In 1842, Lady Jane commissioned Thomas Bock to paint Mathinna's portrait in which she is portrayed famously in a scarlet dress. Lady Jane sent the portrait to her sister in England with a letter describing Mathinna as "one of the remnant people about to disappear from the face of the earth", who has "the unconquerable nature of the savage".

==The Franklins abandon Mathinna==
When Sir John was recalled to England, they left Mathinna at Queen's Orphan School in Hobart in 1843. Only eight years old, she found it difficult to adjust to her new surroundings. She was sent back to Wybalenna on Flinders Island in 1844, at the age of nine. The children at Wybalenna were separated from the adults and placed under the authority of the establishment's chaplain, Robert Clark and his wife. Clark treated the children brutally and Mathinna was one of the worst affected.

During an inquiry into Clark's management in 1846, Mathinna gave evidence saying:
"I have been under the care of Mr and Mrs Clark when I was flogged I was placed across a table and my hands and feet were tied. I was flogged every day...I think I was flogged when I ought not to be flogged...I was once flogged when the blood ran down my head."
In 1847 she was sent back to Queen's Orphan School. In 1851, when she was about 16, she was placed at the Aboriginal facility at Oyster Cove, west of Hobart.

==Death==
Mathinna drowned, according to one account, in a puddle on Old Station Road north of Oyster Cove while drunk on 1 September 1852. She was 17 or 18 years old.

Mathinna is believed to have been buried in the Oyster Cove Aboriginal cemetery. Her skull was determined to have been among the dozen or so ransacked from that burial ground in the summer of 1908-09 by Sir William Edward Hamilton Crowther and his friend Wendell Inglis Clark. The skulls were stolen as part of program led by eugenicist and professor of anatomy at the University of Melbourne, Dr Richard Berry, to collect Aboriginal skulls for the university's anatomy museum.

Mathinna's skull was subsequently part of the "Crowther Collection" donated to the Tasmanian Museum and Art Gallery. After a campaign by the Tasmanian Aboriginal Centre, all the remains from Oyster Cove were returned and cremated in a four-day ceremony in 1985.

==Legacy==
The town of Mathinna is named after her, as is the mushroom Entoloma mathinnae.

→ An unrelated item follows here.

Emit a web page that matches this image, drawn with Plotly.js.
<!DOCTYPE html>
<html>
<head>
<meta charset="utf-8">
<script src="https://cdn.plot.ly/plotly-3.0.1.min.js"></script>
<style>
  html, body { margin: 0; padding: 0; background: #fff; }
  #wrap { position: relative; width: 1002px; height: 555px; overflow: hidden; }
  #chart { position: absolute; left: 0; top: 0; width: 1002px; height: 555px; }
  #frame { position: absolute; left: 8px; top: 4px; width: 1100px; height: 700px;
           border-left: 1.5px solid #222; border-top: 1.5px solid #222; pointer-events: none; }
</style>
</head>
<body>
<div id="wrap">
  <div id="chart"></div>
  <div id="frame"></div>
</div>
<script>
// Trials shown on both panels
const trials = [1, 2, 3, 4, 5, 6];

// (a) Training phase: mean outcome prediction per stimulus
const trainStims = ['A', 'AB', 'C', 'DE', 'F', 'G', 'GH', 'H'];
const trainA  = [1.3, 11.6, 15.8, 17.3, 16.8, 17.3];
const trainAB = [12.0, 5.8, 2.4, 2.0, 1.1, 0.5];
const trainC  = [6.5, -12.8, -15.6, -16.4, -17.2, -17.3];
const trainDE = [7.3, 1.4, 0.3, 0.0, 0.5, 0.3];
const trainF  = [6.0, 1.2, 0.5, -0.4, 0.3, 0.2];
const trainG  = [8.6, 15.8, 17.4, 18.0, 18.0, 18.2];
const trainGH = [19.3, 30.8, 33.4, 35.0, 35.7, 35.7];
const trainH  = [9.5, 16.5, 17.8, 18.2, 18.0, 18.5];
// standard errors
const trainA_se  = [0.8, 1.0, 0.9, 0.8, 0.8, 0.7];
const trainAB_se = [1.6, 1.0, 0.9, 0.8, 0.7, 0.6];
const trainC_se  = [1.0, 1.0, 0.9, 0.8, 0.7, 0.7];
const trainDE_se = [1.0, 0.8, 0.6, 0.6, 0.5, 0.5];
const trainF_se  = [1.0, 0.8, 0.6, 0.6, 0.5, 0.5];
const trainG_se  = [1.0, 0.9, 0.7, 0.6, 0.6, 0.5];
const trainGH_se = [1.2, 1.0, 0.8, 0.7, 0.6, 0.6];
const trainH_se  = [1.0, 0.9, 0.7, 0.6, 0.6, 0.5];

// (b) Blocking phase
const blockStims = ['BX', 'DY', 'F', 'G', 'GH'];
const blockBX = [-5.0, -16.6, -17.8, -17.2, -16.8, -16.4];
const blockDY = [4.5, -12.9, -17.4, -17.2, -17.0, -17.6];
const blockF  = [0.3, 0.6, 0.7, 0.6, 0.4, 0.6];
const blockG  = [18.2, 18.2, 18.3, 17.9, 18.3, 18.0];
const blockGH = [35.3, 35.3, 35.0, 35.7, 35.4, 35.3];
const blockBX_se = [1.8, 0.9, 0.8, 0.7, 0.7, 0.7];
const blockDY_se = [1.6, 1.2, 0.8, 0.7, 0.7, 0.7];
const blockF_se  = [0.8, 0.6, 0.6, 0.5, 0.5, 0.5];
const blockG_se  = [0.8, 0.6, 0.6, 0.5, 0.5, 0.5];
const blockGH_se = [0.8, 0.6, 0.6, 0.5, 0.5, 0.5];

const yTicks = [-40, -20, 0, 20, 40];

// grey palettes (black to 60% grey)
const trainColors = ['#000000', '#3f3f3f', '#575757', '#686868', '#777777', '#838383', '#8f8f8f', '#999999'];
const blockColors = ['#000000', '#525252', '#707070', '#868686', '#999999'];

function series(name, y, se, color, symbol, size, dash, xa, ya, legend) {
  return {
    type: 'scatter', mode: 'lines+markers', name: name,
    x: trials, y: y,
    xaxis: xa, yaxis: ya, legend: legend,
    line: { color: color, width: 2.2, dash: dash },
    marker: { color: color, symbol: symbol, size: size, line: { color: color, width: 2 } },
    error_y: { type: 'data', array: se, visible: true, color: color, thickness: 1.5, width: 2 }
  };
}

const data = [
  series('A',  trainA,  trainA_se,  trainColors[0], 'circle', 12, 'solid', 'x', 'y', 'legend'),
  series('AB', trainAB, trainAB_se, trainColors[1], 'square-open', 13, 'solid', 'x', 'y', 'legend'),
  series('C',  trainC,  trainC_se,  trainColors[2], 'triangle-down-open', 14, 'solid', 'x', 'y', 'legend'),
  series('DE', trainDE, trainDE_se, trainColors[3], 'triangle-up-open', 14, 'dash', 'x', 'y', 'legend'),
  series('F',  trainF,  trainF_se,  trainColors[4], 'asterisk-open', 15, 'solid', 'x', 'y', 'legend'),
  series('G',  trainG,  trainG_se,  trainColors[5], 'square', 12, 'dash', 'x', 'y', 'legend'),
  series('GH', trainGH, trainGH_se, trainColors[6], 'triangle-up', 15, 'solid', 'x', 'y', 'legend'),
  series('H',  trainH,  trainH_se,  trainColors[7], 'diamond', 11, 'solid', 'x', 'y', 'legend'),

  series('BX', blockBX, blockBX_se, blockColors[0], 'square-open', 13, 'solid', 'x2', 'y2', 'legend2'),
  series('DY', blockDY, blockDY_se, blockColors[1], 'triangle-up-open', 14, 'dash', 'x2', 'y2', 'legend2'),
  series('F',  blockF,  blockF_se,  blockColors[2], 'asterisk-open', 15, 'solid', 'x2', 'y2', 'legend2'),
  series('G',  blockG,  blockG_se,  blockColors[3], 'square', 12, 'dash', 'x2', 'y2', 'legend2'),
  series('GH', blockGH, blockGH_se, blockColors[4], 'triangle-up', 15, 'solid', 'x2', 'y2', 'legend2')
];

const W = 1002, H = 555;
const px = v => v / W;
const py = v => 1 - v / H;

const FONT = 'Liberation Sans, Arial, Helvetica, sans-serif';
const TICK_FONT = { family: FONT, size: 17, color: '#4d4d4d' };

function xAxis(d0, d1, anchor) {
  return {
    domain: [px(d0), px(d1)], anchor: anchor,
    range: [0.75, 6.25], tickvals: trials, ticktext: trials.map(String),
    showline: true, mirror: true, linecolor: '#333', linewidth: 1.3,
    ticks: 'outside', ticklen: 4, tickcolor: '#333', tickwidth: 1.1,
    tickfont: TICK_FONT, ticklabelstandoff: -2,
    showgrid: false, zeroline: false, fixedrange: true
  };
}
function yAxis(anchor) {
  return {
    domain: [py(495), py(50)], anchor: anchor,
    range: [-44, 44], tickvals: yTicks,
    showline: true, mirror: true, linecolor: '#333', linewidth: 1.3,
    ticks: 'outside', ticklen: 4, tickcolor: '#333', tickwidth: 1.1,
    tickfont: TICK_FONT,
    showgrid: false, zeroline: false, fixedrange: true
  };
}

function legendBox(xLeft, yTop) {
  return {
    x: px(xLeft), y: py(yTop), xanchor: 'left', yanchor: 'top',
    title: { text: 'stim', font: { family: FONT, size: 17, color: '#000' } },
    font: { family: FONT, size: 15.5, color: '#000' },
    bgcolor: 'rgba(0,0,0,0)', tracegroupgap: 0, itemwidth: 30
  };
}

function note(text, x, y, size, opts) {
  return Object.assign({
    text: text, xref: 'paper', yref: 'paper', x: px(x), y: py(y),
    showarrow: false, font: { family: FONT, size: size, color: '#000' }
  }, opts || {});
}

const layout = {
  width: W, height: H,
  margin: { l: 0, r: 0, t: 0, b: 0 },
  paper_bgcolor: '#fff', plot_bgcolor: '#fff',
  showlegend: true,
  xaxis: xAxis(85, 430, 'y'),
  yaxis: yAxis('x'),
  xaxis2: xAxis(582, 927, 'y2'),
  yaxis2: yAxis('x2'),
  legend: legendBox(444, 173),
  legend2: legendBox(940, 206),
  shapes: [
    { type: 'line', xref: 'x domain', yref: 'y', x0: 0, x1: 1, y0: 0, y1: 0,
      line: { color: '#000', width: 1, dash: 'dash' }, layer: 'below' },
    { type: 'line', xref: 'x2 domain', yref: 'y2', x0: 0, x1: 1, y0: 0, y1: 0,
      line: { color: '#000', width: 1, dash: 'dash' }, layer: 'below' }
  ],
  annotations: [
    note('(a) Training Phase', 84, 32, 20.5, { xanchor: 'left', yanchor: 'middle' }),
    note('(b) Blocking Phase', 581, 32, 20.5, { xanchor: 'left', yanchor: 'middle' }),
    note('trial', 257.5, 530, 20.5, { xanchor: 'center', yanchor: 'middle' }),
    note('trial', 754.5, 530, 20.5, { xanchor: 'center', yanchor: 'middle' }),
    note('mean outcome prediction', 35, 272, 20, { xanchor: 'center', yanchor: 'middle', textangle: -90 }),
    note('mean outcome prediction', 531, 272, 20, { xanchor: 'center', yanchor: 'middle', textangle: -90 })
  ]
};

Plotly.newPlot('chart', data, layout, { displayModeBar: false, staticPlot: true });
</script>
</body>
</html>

===Cultural depictions of Mathinna===
Mathinna's life has inspired or been mentioned in several literary and dramatic works. These include:

- 1954: Mathinna, a ballet production by Laurel Martyn, one of the first Australian-made works on Australian themes
- 1967: Children's historical fiction book titled Mathinna's People by Nan Chauncy
- 2000: Radio play (BBC, ABC) In Her Father's House, by Carmel Bird
- 2005: Lady Franklin's Revenge, by Ken McGoogan, a non-fiction work about the wife of John Franklin
- 2008: Contemporary piece titled Mathinna choreographed by Stephen Page for the Bangarra Dance Theatre, inspired by the Laurel Martyn work
- 2008: Novel titled Wanting by Richard Flanagan
- 2020: Novel titled The Exiles by Christina Baker Kline
- 2022: A doll given to Mathinna and a pincushion she had made while living with the Franklins were taken away from her in 1843 and stored in England. In 2022 they were returned to Australia and put on display at the Tasmanian Museum and Art Gallery as part of the taypani milaythina-tu: Return to Country exhibition.
- 2024: Mathinna's story, as well as information about her doll and pincushion and their return to Australia, was the subject of an episode in Series 2 of Stuff the British Stole – a coproduction of the Australian Broadcasting Corporation and the Canadian Broadcasting Corporation.